Leadership should also assess implementation fit. This includes partner experience in retail operations, data migration methodology, integration approach, governance design, and post-go-live support. ERP success depends on process adoption and control discipline as much as software capability.
- Prioritize systems that support real-time inventory visibility and governed order workflows
- Evaluate retail-specific process depth, not just broad ERP coverage
- Use operational scenarios and exception cases during vendor demos
- Define ERP, ecommerce platform, WMS, and vertical SaaS ownership boundaries early
- Plan implementation around peak season constraints and change management capacity
- Establish executive metrics for inventory accuracy, fulfillment performance, and margin control
Building a retail operating model around ERP visibility
Ecommerce ERP systems are most effective when they support a disciplined retail operating model. That means standardized inventory states, clear order routing rules, governed product data, and shared reporting definitions across teams. The objective is not simply system consolidation. It is operational alignment that improves service reliability, inventory control, and decision quality.
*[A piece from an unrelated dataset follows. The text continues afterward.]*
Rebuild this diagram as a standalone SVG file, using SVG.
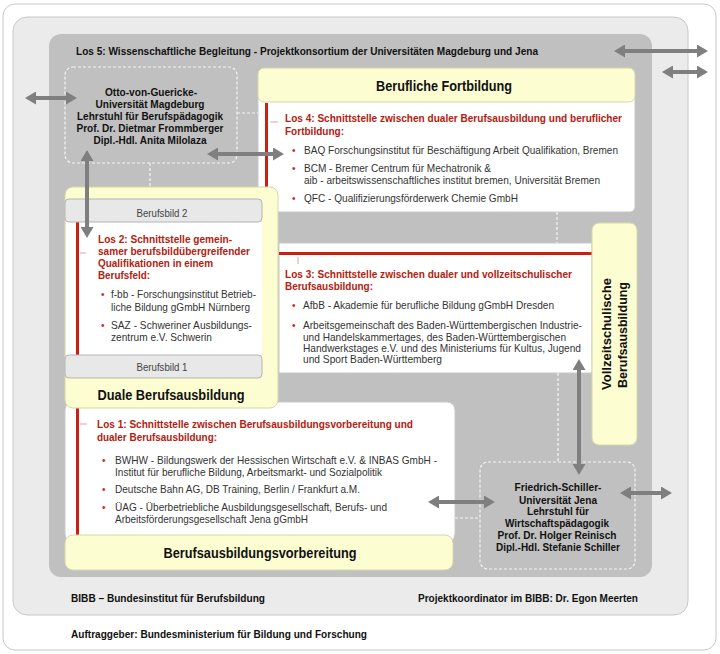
<svg xmlns="http://www.w3.org/2000/svg" width="720" height="654" viewBox="0 0 720 654">
<defs>
<style>
text{font-family:"Liberation Sans",Arial,sans-serif}
.body{font-size:10.5px;fill:#333}
.head{font-size:10.5px;font-weight:bold;fill:#b5200e}
.bold{font-size:10.5px;font-weight:bold;fill:#111}
.title{font-size:14.5px;font-weight:bold;fill:#111}
.lbl{font-size:10.5px;fill:#444}
.bul{font-size:10px;fill:#c8281a}
.yellow{fill:#fdfdd2;stroke:#d6d6ad;stroke-width:1}
.white{fill:#fff;stroke:#c8c8c8;stroke-width:1}
.bbild{fill:#e8e8e8;stroke:#b4b4b4;stroke-width:1}
.red{fill:#cc1f10}
.tick{stroke:#d9a3a0;stroke-width:1}
.dash{fill:none;stroke:#f4f4f4;stroke-width:1.2;stroke-dasharray:3 2}
.arr{fill:none;stroke:#7f7f7f;stroke-width:4;marker-start:url(#ah);marker-end:url(#ah)}
</style>
<marker id="ah" markerUnits="userSpaceOnUse" markerWidth="11" markerHeight="13" viewBox="0 0 11 13" refX="5" refY="6.5" orient="auto-start-reverse">
<path d="M0,0 L11,6.5 L0,13 z" fill="#7f7f7f"/>
</marker>
</defs>

<g id="frame">
<rect x="3" y="4" width="713" height="646" rx="12" fill="#fff" stroke="#c8c8c8"/>
<rect x="13" y="17" width="675" height="598" rx="14" fill="#ebebeb" stroke="#c8c8c8"/>
<rect x="49" y="34" width="603" height="543" rx="12" fill="#c0c0c0"/>
</g>

<g id="los5">
<text class="bold" x="76" y="55" textLength="462" lengthAdjust="spacingAndGlyphs">Los 5: Wissenschaftliche Begleitung - Projektkonsortium der Universitäten Magdeburg und Jena</text>
</g>

<g id="magdeburg">
<rect class="dash" x="65" y="67" width="172" height="96" rx="8"/>
<text class="bold" text-anchor="middle" x="151" y="96" textLength="92" lengthAdjust="spacingAndGlyphs">Otto-von-Guericke-</text>
<text class="bold" text-anchor="middle" x="150" y="108" textLength="109" lengthAdjust="spacingAndGlyphs">Universität Magdeburg</text>
<text class="bold" text-anchor="middle" x="150" y="120" textLength="146" lengthAdjust="spacingAndGlyphs">Lehrstuhl für Berufspädagogik</text>
<text class="bold" text-anchor="middle" x="150" y="132" textLength="147" lengthAdjust="spacingAndGlyphs">Prof. Dr. Dietmar Frommberger</text>
<text class="bold" text-anchor="middle" x="150" y="144" textLength="113" lengthAdjust="spacingAndGlyphs">Dipl.-Hdl. Anita Milolaza</text>
</g>

<g id="fortbildung">
<rect class="white" x="258" y="94" width="377" height="118" rx="5"/>
<rect class="yellow" x="258" y="68" width="377" height="34" rx="6"/>
<text class="title" text-anchor="middle" x="444" y="91" textLength="136" lengthAdjust="spacingAndGlyphs">Berufliche Fortbildung</text>
<rect class="red" x="265" y="103" width="3" height="108"/>
<line class="tick" x1="270" y1="122" x2="278" y2="122"/>
<text class="head" x="285" y="122" textLength="337" lengthAdjust="spacingAndGlyphs">Los 4: Schnittstelle zwischen dualer Berufsausbildung und beruflicher</text>
<text class="head" x="285" y="135" textLength="59" lengthAdjust="spacingAndGlyphs">Fortbildung:</text>
<text class="bul" x="292" y="154">•</text>
<text class="body" x="304" y="154" textLength="314" lengthAdjust="spacingAndGlyphs">BAQ Forschungsinstitut für Beschäftigung Arbeit Qualifikation, Bremen</text>
<text class="bul" x="292" y="172">•</text>
<text class="body" x="304" y="172" textLength="187" lengthAdjust="spacingAndGlyphs">BCM - Bremer Centrum für Mechatronik &amp;</text>
<text class="body" x="304" y="184" textLength="296" lengthAdjust="spacingAndGlyphs">aib - arbeitswissenschaftliches institut bremen, Universität Bremen</text>
<text class="bul" x="292" y="202">•</text>
<text class="body" x="304" y="202" textLength="214" lengthAdjust="spacingAndGlyphs">QFC - Qualifizierungsförderwerk Chemie GmbH</text>
</g>

<g id="los3">
<rect class="white" x="279" y="243" width="313" height="130"/>
<rect class="red" x="279" y="252" width="313" height="3"/>
<line class="tick" x1="298" y1="257" x2="298" y2="264"/>
<text class="head" x="285" y="278" textLength="287" lengthAdjust="spacingAndGlyphs">Los 3: Schnittstelle zwischen dualer und vollzeitschulischer</text>
<text class="head" x="285" y="290" textLength="88" lengthAdjust="spacingAndGlyphs">Berufsausbildung:</text>
<text class="bul" x="292" y="309">•</text>
<text class="body" x="303" y="309" textLength="251" lengthAdjust="spacingAndGlyphs">AfbB - Akademie für berufliche Bildung gGmbH Dresden</text>
<text class="bul" x="292" y="329">•</text>
<text class="body" x="303" y="329" textLength="279" lengthAdjust="spacingAndGlyphs">Arbeitsgemeinschaft des Baden-Württembergischen Industrie-</text>
<text class="body" x="303" y="341" textLength="263" lengthAdjust="spacingAndGlyphs">und Handelskammertages, des Baden-Württembergischen</text>
<text class="body" x="303" y="352" textLength="278" lengthAdjust="spacingAndGlyphs">Handwerkstages e.V. und des Ministeriums für Kultus, Jugend</text>
<text class="body" x="303" y="363" textLength="139" lengthAdjust="spacingAndGlyphs">und Sport Baden-Württemberg</text>
</g>

<g id="vollzeit">
<rect class="yellow" x="592" y="223" width="45" height="222" rx="7"/>
<text class="bold" style="font-size:12.5px" text-anchor="middle" transform="translate(611,334) rotate(-90)" textLength="112" lengthAdjust="spacingAndGlyphs">Vollzeitschulische</text>
<text class="bold" style="font-size:12.5px" text-anchor="middle" transform="translate(627,335) rotate(-90)" textLength="106" lengthAdjust="spacingAndGlyphs">Berufsausbildung</text>
</g>

<g id="los1">
<rect class="white" x="65" y="402" width="390" height="140" rx="8"/>
<rect class="red" x="76" y="408" width="3" height="128"/>
<line class="tick" x1="80" y1="424" x2="87" y2="424"/>
<text class="head" x="97" y="428" textLength="316" lengthAdjust="spacingAndGlyphs">Los 1: Schnittstelle zwischen Berufsausbildungsvorbereitung und</text>
<text class="head" x="97" y="441" textLength="120" lengthAdjust="spacingAndGlyphs">dualer Berufsausbildung:</text>
<text class="bul" x="102" y="464">•</text>
<text class="body" x="115" y="464" textLength="322" lengthAdjust="spacingAndGlyphs">BWHW - Bildungswerk der Hessischen Wirtschaft e.V. &amp; INBAS GmbH -</text>
<text class="body" x="115" y="476" textLength="267" lengthAdjust="spacingAndGlyphs">Institut für berufliche Bildung, Arbeitsmarkt- und Sozialpolitik</text>
<text class="bul" x="102" y="493">•</text>
<text class="body" x="115" y="493" textLength="245" lengthAdjust="spacingAndGlyphs">Deutsche Bahn AG, DB Training, Berlin / Frankfurt a.M.</text>
<text class="bul" x="102" y="511">•</text>
<text class="body" x="115" y="511" textLength="272" lengthAdjust="spacingAndGlyphs">ÜAG - Überbetriebliche Ausbildungsgesellschaft, Berufs- und</text>
<text class="body" x="115" y="523" textLength="193" lengthAdjust="spacingAndGlyphs">Arbeitsförderungsgesellschaft Jena gGmbH</text>
</g>

<g id="duale">
<rect class="yellow" x="65" y="187" width="213" height="221" rx="8"/>
<rect x="66" y="222" width="196" height="133" fill="#fff"/>
<rect class="red" x="76" y="222" width="3" height="133"/>
<rect class="bbild" x="65" y="199" width="197" height="23" rx="4"/>
<text class="lbl" text-anchor="middle" x="162" y="217" textLength="51" lengthAdjust="spacingAndGlyphs">Berufsbild 2</text>
<line class="tick" x1="80" y1="253" x2="86" y2="253"/>
<text class="head" x="98" y="243" textLength="134" lengthAdjust="spacingAndGlyphs">Los 2: Schnittstelle gemein-</text>
<text class="head" x="98" y="255" textLength="152" lengthAdjust="spacingAndGlyphs">samer berufsbildübergreifender</text>
<text class="head" x="98" y="267" textLength="115" lengthAdjust="spacingAndGlyphs">Qualifikationen in einem</text>
<text class="head" x="98" y="279" textLength="52" lengthAdjust="spacingAndGlyphs">Berufsfeld:</text>
<text class="bul" x="101" y="298">•</text>
<text class="body" x="111" y="298" textLength="145" lengthAdjust="spacingAndGlyphs">f-bb - Forschungsinstitut Betrieb-</text>
<text class="body" x="111" y="311" textLength="139" lengthAdjust="spacingAndGlyphs">liche Bildung gGmbH Nürnberg</text>
<text class="bul" x="101" y="329">•</text>
<text class="body" x="111" y="329" textLength="141" lengthAdjust="spacingAndGlyphs">SAZ - Schweriner Ausbildungs-</text>
<text class="body" x="111" y="341" textLength="101" lengthAdjust="spacingAndGlyphs">zentrum e.V. Schwerin</text>
<rect class="bbild" x="65" y="355" width="197" height="23" rx="4"/>
<text class="lbl" text-anchor="middle" x="162" y="371" textLength="51" lengthAdjust="spacingAndGlyphs">Berufsbild 1</text>
<text class="title" text-anchor="middle" x="171" y="400" textLength="147" lengthAdjust="spacingAndGlyphs">Duale Berufsausbildung</text>
</g>

<g id="vorbereitung">
<rect class="yellow" x="65" y="535" width="388" height="35" rx="8"/>
<text class="title" text-anchor="middle" x="260" y="558" textLength="193" lengthAdjust="spacingAndGlyphs">Berufsausbildungsvorbereitung</text>
</g>

<g id="jena">
<rect class="dash" x="480" y="462" width="155" height="107" rx="8"/>
<text class="bold" text-anchor="middle" x="558" y="491" textLength="87" lengthAdjust="spacingAndGlyphs">Friedrich-Schiller-</text>
<text class="bold" text-anchor="middle" x="558" y="504" textLength="78" lengthAdjust="spacingAndGlyphs">Universität Jena</text>
<text class="bold" text-anchor="middle" x="558" y="515" textLength="62" lengthAdjust="spacingAndGlyphs">Lehrstuhl für</text>
<text class="bold" text-anchor="middle" x="557" y="527" textLength="104" lengthAdjust="spacingAndGlyphs">Wirtschaftspädagogik</text>
<text class="bold" text-anchor="middle" x="557" y="539" textLength="119" lengthAdjust="spacingAndGlyphs">Prof. Dr. Holger Reinisch</text>
<text class="bold" text-anchor="middle" x="558" y="551" textLength="124" lengthAdjust="spacingAndGlyphs">Dipl.-Hdl. Stefanie Schiller</text>
</g>

<g id="footer">
<text class="bold" x="71" y="602" textLength="194" lengthAdjust="spacingAndGlyphs">BIBB – Bundesinstitut für Berufsbildung</text>
<text class="bold" x="418" y="602" textLength="220" lengthAdjust="spacingAndGlyphs">Projektkoordinator im BIBB: Dr. Egon Meerten</text>
<text class="bold" x="71" y="638" textLength="296" lengthAdjust="spacingAndGlyphs">Auftraggeber: Bundesministerium für Bildung und Forschung</text>
</g>

<g id="connectors">
<line class="dash" x1="237" y1="113" x2="258" y2="113"/>
<line class="dash" x1="150" y1="163" x2="150" y2="187"/>
<line class="dash" x1="557" y1="212" x2="557" y2="243"/>
<line class="dash" x1="558" y1="373" x2="558" y2="462"/>
<line class="dash" x1="455" y1="518" x2="480" y2="518"/>
<line class="arr" x1="620" y1="51" x2="702" y2="51"/>
<line class="arr" x1="668" y1="72" x2="702" y2="72"/>
<line class="arr" x1="31" y1="98" x2="71" y2="98"/>
<line class="arr" x1="213" y1="154" x2="278" y2="154"/>
<line class="arr" x1="87" y1="156" x2="87" y2="232"/>
<line class="arr" x1="579" y1="365" x2="579" y2="469"/>
<line class="arr" x1="434" y1="502" x2="489" y2="502"/>
<line class="arr" x1="626" y1="493" x2="666" y2="493"/>
</g>
</svg>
For growing retailers, visibility is a workflow issue before it is a reporting issue. If inventory, procurement, fulfillment, returns, and finance are not connected through consistent process logic, dashboards will only expose problems after they occur. ERP creates value when it helps teams act earlier, with better data and clearer accountability.
Retail organizations that approach ERP as an operational backbone rather than a back-office replacement are better positioned to scale ecommerce complexity. They can integrate channels more effectively, automate routine decisions with stronger controls, and maintain a clearer view of inventory and margin as the business grows.